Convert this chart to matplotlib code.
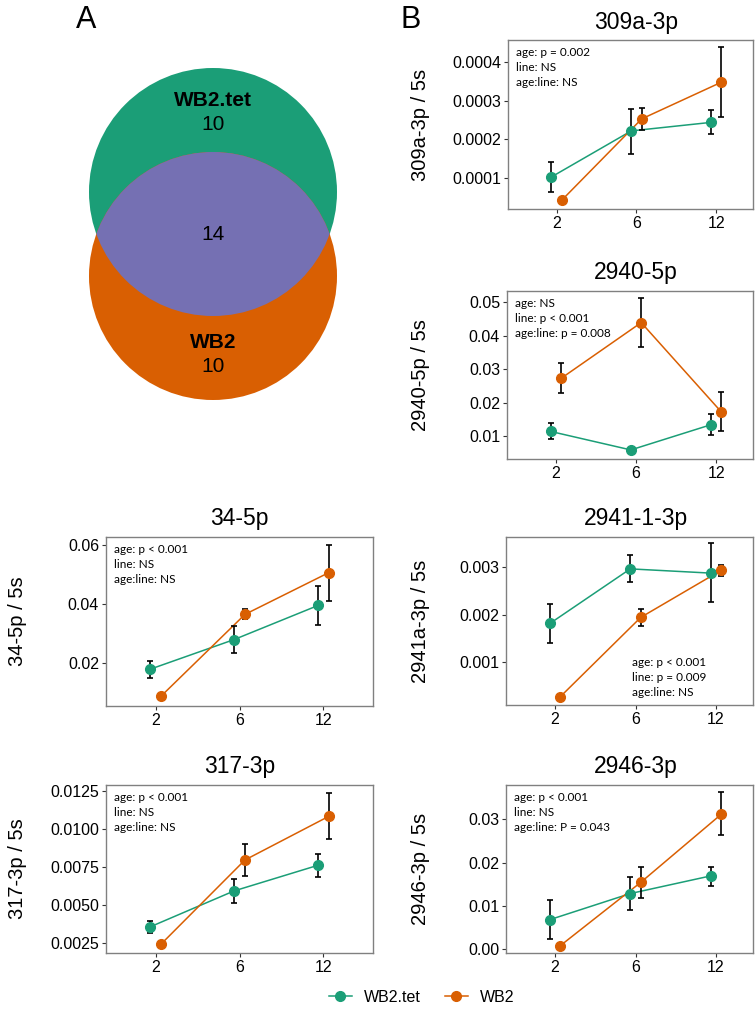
import numpy as np
import matplotlib
matplotlib.use("Agg")
import matplotlib.pyplot as plt
from matplotlib.patches import Circle
import matplotlib.transforms as mtransforms

plt.rcParams['font.family'] = ['Liberation Sans', 'DejaVu Sans']

W, H = 755, 1014

# ---- data ----
ages = ["2", "6", "12"]
groups = ["WB2.tet", "WB2"]
colors = {"WB2.tet": "#1B9E77", "WB2": "#D95F02"}
overlap_color = "#7570B3"

venn_only_tet = 10
venn_only_wb2 = 10
venn_shared = 14

# mean, lower, upper per group for each miRNA
mir309_tet = [0.000103, 0.000222, 0.000244]
mir309_tet_lo = [0.000064, 0.000163, 0.000214]
mir309_tet_hi = [0.000142, 0.000279, 0.000276]
mir309_wb2 = [0.000043, 0.000253, 0.000348]
mir309_wb2_lo = [0.000041, 0.000224, 0.000259]
mir309_wb2_hi = [0.000045, 0.000282, 0.000438]

mir2940_tet = [0.0115, 0.0060, 0.0135]
mir2940_tet_lo = [0.0092, 0.0057, 0.0104]
mir2940_tet_hi = [0.0139, 0.0063, 0.0167]
mir2940_wb2 = [0.0273, 0.0439, 0.0173]
mir2940_wb2_lo = [0.0229, 0.0366, 0.0117]
mir2940_wb2_hi = [0.0318, 0.0513, 0.0233]

mir34_tet = [0.0180, 0.0280, 0.0395]
mir34_tet_lo = [0.0152, 0.0236, 0.0329]
mir34_tet_hi = [0.0208, 0.0325, 0.0462]
mir34_wb2 = [0.0089, 0.0365, 0.0506]
mir34_wb2_lo = [0.0087, 0.0350, 0.0411]
mir34_wb2_hi = [0.0091, 0.0383, 0.0600]

mir2941_tet = [0.00181, 0.00297, 0.00288]
mir2941_tet_lo = [0.00140, 0.00269, 0.00226]
mir2941_tet_hi = [0.00222, 0.00326, 0.00351]
mir2941_wb2 = [0.000255, 0.00194, 0.00294]
mir2941_wb2_lo = [0.000245, 0.00176, 0.00282]
mir2941_wb2_hi = [0.000265, 0.00212, 0.00305]

mir317_tet = [0.00353, 0.00590, 0.00759]
mir317_tet_lo = [0.00310, 0.00510, 0.00684]
mir317_tet_hi = [0.00392, 0.00670, 0.00831]
mir317_wb2 = [0.00239, 0.00794, 0.01082]
mir317_wb2_lo = [0.00236, 0.00690, 0.00930]
mir317_wb2_hi = [0.00242, 0.00897, 0.01238]

mir2946_tet = [0.00674, 0.0128, 0.0169]
mir2946_tet_lo = [0.0023, 0.0089, 0.0146]
mir2946_tet_hi = [0.0112, 0.0167, 0.0190]
mir2946_wb2 = [0.0007, 0.0154, 0.0312]
mir2946_wb2_lo = [0.0006, 0.0117, 0.0263]
mir2946_wb2_hi = [0.0008, 0.0190, 0.0364]

panels = [
    # title, ylabel, tet, tet_lo, tet_hi, wb2, wb2_lo, wb2_hi, yticks, yticklabels, ylim, stats, rect(l,t,r,b), stats_loc
    ("309a-3p", "309a-3p / 5s", mir309_tet, mir309_tet_lo, mir309_tet_hi,
     mir309_wb2, mir309_wb2_lo, mir309_wb2_hi,
     [0.0001, 0.0002, 0.0003, 0.0004], ["0.0001", "0.0002", "0.0003", "0.0004"],
     (0.00002, 0.000457), "age: p = 0.002\nline: NS\nage:line: NS", (508, 40, 753, 209), "top"),
    ("2940-5p", "2940-5p / 5s", mir2940_tet, mir2940_tet_lo, mir2940_tet_hi,
     mir2940_wb2, mir2940_wb2_lo, mir2940_wb2_hi,
     [0.01, 0.02, 0.03, 0.04, 0.05], ["0.01", "0.02", "0.03", "0.04", "0.05"],
     (0.0033, 0.0533), "age: NS\nline: p < 0.001\nage:line: p = 0.008", (507, 291, 753, 459), "top"),
    ("34-5p", "34-5p / 5s", mir34_tet, mir34_tet_lo, mir34_tet_hi,
     mir34_wb2, mir34_wb2_lo, mir34_wb2_hi,
     [0.02, 0.04, 0.06], ["0.02", "0.04", "0.06"],
     (0.0056, 0.0626), "age: p < 0.001\nline: NS\nage:line: NS", (106, 537, 373, 706), "top"),
    ("2941-1-3p", "2941a-3p / 5s", mir2941_tet, mir2941_tet_lo, mir2941_tet_hi,
     mir2941_wb2, mir2941_wb2_lo, mir2941_wb2_hi,
     [0.001, 0.002, 0.003], ["0.001", "0.002", "0.003"],
     (0.000079, 0.003647), "age: p < 0.001\nline: p = 0.009\nage:line: NS", (506, 537, 753, 705), "bottom"),
    ("317-3p", "317-3p / 5s", mir317_tet, mir317_tet_lo, mir317_tet_hi,
     mir317_wb2, mir317_wb2_lo, mir317_wb2_hi,
     [0.0025, 0.0050, 0.0075, 0.0100, 0.0125], ["0.0025", "0.0050", "0.0075", "0.0100", "0.0125"],
     (0.00181, 0.01288), "age: p < 0.001\nline: NS\nage:line: NS", (106, 785, 373, 953), "top"),
    ("2946-3p", "2946-3p / 5s", mir2946_tet, mir2946_tet_lo, mir2946_tet_hi,
     mir2946_wb2, mir2946_wb2_lo, mir2946_wb2_hi,
     [0.00, 0.01, 0.02, 0.03], ["0.00", "0.01", "0.02", "0.03"],
     (-0.001, 0.038), "age: p < 0.001\nline: NS\nage:line: P = 0.043", (506, 785, 753, 953), "top"),
]

fig = plt.figure(figsize=(W / 100, H / 100), dpi=100)


def rect(l, t, r, b):
    return [l / W, 1 - b / H, (r - l) / W, (b - t) / H]


# ---- panel A: venn ----
axv = fig.add_axes([0, 0, 1, 1])
axv.set_xlim(0, W)
axv.set_ylim(H, 0)
axv.axis("off")
r = 124
c_tet = (213, 192)
c_wb2 = (213, 276)
axv.add_patch(Circle(c_tet, r, color=colors["WB2.tet"], lw=0))
axv.add_patch(Circle(c_wb2, r, color=colors["WB2"], lw=0))
clip = Circle(c_tet, r, transform=axv.transData)
ov = Circle(c_wb2, r, color=overlap_color, lw=0)
axv.add_patch(ov)
ov.set_clip_path(clip)
axv.text(213, 100, "WB2.tet", ha="center", va="center", fontsize=15, fontweight="bold")
axv.text(213, 124, str(venn_only_tet), ha="center", va="center", fontsize=15)
axv.text(213, 234, str(venn_shared), ha="center", va="center", fontsize=15)
axv.text(213, 343, "WB2", ha="center", va="center", fontsize=15, fontweight="bold")
axv.text(213, 366, str(venn_only_wb2), ha="center", va="center", fontsize=15)
axv.text(86, 20, "A", ha="center", va="center", fontsize=22)
axv.text(411, 20, "B", ha="center", va="center", fontsize=22)

# ---- panel B: line plots ----
x = np.arange(1, len(ages) + 1)
dodge = {"WB2.tet": -0.065, "WB2": 0.065}

for (title, ylab, tet, tet_lo, tet_hi, wb2, wb2_lo, wb2_hi,
     yt, ytl, ylim, stats, (l, t, rr, b), loc) in panels:
    ax = fig.add_axes(rect(l, t, rr, b))
    wpx = rr - l
    if l < 300:
        xmin, xmax = 0.41, 3.59
        ylab_x = 27
    else:
        xmin, xmax = 0.39, 3.46
        ylab_x = 430
    for g, m, lo, hi in (("WB2.tet", tet, tet_lo, tet_hi), ("WB2", wb2, wb2_lo, wb2_hi)):
        xs = x + dodge[g]
        m = np.array(m)
        err = np.vstack([m - np.array(lo), np.array(hi) - m])
        ax.plot(xs, m, color=colors[g], lw=1.1, zorder=2)
        ax.errorbar(xs, m, yerr=err, fmt="none", ecolor="black", elinewidth=1.2,
                    capsize=2, capthick=1.2, zorder=3)
        ax.plot(xs, m, "o", color=colors[g], ms=7, zorder=4, mec=colors[g])
    ax.set_xlim(xmin, xmax)
    ax.set_ylim(*ylim)
    ax.set_xticks(x)
    ax.set_xticklabels(ages)
    ax.set_yticks(yt)
    ax.set_yticklabels(ytl)
    ax.tick_params(labelsize=11.5, colors="#333333", length=3, width=0.8, pad=2)
    ax.tick_params(labelcolor="black")
    for s in ax.spines.values():
        s.set_color("#808080")
        s.set_linewidth(1)
    ax.set_ylabel(ylab, fontsize=14.5)
    ax.yaxis.set_label_coords(-(l - ylab_x) / wpx, 0.5)
    trans = mtransforms.blended_transform_factory(ax.transData, ax.transAxes)
    ax.text(2, 1 + 18 / (b - t), title, transform=trans, ha="center", va="center", fontsize=16.5)
    hpx = b - t
    if loc == "top":
        ax.text(8 / wpx, 1 - 7 / hpx, stats, transform=ax.transAxes, ha="left", va="top",
                fontsize=8.5, family=["Lato", "DejaVu Sans"], linespacing=1.45)
    else:
        ax.text((632 - l) / wpx, 7 / hpx, stats, transform=ax.transAxes, ha="left", va="bottom",
                fontsize=8.5, family=["Lato", "DejaVu Sans"], linespacing=1.45)

# ---- legend ----
handles = [plt.Line2D([], [], color=colors[g], marker="o", ms=7, lw=1.1) for g in groups]
fig.legend(handles, groups, loc="center", bbox_to_anchor=(422 / W, 1 - 997 / H), ncol=2,
           frameon=False, fontsize=11.5, handlelength=1.4, columnspacing=1.5, handletextpad=0.8)

fig.savefig("out.png", dpi=100)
• • • • •
- [What you have to do] Pictures stay out. Repeat only the lines from the beginning of the data through the line that has "mir309_wb2_hi = [0.000045, 0.000282, 0.000438]".

- [Response to the task]
Convert this chart to matplotlib code.
import numpy as np
import matplotlib
matplotlib.use("Agg")
import matplotlib.pyplot as plt
from matplotlib.patches import Circle
import matplotlib.transforms as mtransforms

plt.rcParams['font.family'] = ['Liberation Sans', 'DejaVu Sans']

W, H = 755, 1014

# ---- data ----
ages = ["2", "6", "12"]
groups = ["WB2.tet", "WB2"]
colors = {"WB2.tet": "#1B9E77", "WB2": "#D95F02"}
overlap_color = "#7570B3"

venn_only_tet = 10
venn_only_wb2 = 10
venn_shared = 14

# mean, lower, upper per group for each miRNA
mir309_tet = [0.000103, 0.000222, 0.000244]
mir309_tet_lo = [0.000064, 0.000163, 0.000214]
mir309_tet_hi = [0.000142, 0.000279, 0.000276]
mir309_wb2 = [0.000043, 0.000253, 0.000348]
mir309_wb2_lo = [0.000041, 0.000224, 0.000259]
mir309_wb2_hi = [0.000045, 0.000282, 0.000438]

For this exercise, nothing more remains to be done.